The part that makes a mash-up different from a regular website is that there are more links in the chain that can break. Every external Web service you add to your mash-up will increase the risk of your website not working.


Show me the numbers
Say your web host delivers 99.9 percent uptime. That means your website will be unavailable around 43 minutes per month, which is, to be honest, better than what most hosting companies actually deliver. That is your starting point.

Let us then assume that each of the external sources you are using have very good reliability as well, say 99.9 percent here too.

Adding one single external source to your website will make it work 99.9 percent times 99.9 percent of the time, which is 99.8 percent. We have all of a sudden doubled the risk of a faulty website.

Let’s say we create a real super mash-up that uses 10 different external Web services. This brings us down to 98.9 percent! That may not sound so bad, but that is almost eight hours per month when your site will not be functional. So even if all of your different external sources work perfectly 99.9 percent of the time, you get more than ten times the downtime.

Getting the “up” back in mash-up
So, what can you do to maximize the availability of a working mash-up site? What can you do to make it less sensitive to failing external Web services?

  1. Cache, cache, cache. Many Web service providers will ask you to do this anyway, and you often have a limited number of requests you can make every day. Depending on the type of data you have, cached information can also work as a fallback when the regular Web service is not responding.
  2. Redundancy.
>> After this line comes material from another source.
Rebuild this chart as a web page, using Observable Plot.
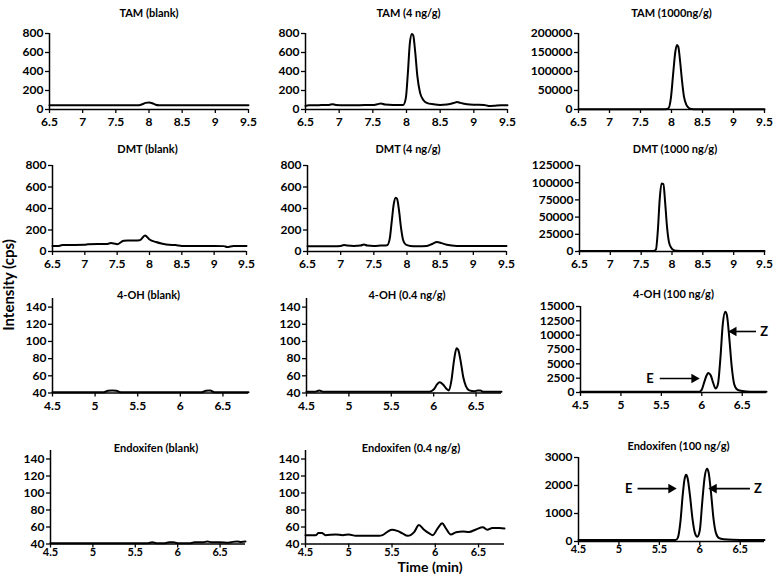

Is some of your data available from multiple sources? Use that as a fallback in case one of them doesn’t work.
  3. Be graceful. Don’t let your website freeze or just deliver an error message if you are unable to access a Web service. Try to have some default data you can use. If the information has to be real time, then at least be clear and inform your visitor why your site is not working.

As the use of Web services becomes more widespread and relied upon, this will also place new demands on the Web service providers to provide a stable service. Even today, if Google Maps stops working, thousands of dependent websites will stop with it.

P.S. Yes, the math was simplified, but the numbers are just there to make a point. We were quite optimistic. Do the calculations with 99.8 percent instead and you end up with almost 16 hours of downtime per month. Starting with 99 percent would give us more than three days of downtime. “Downtime” in this case meaning a non-working website.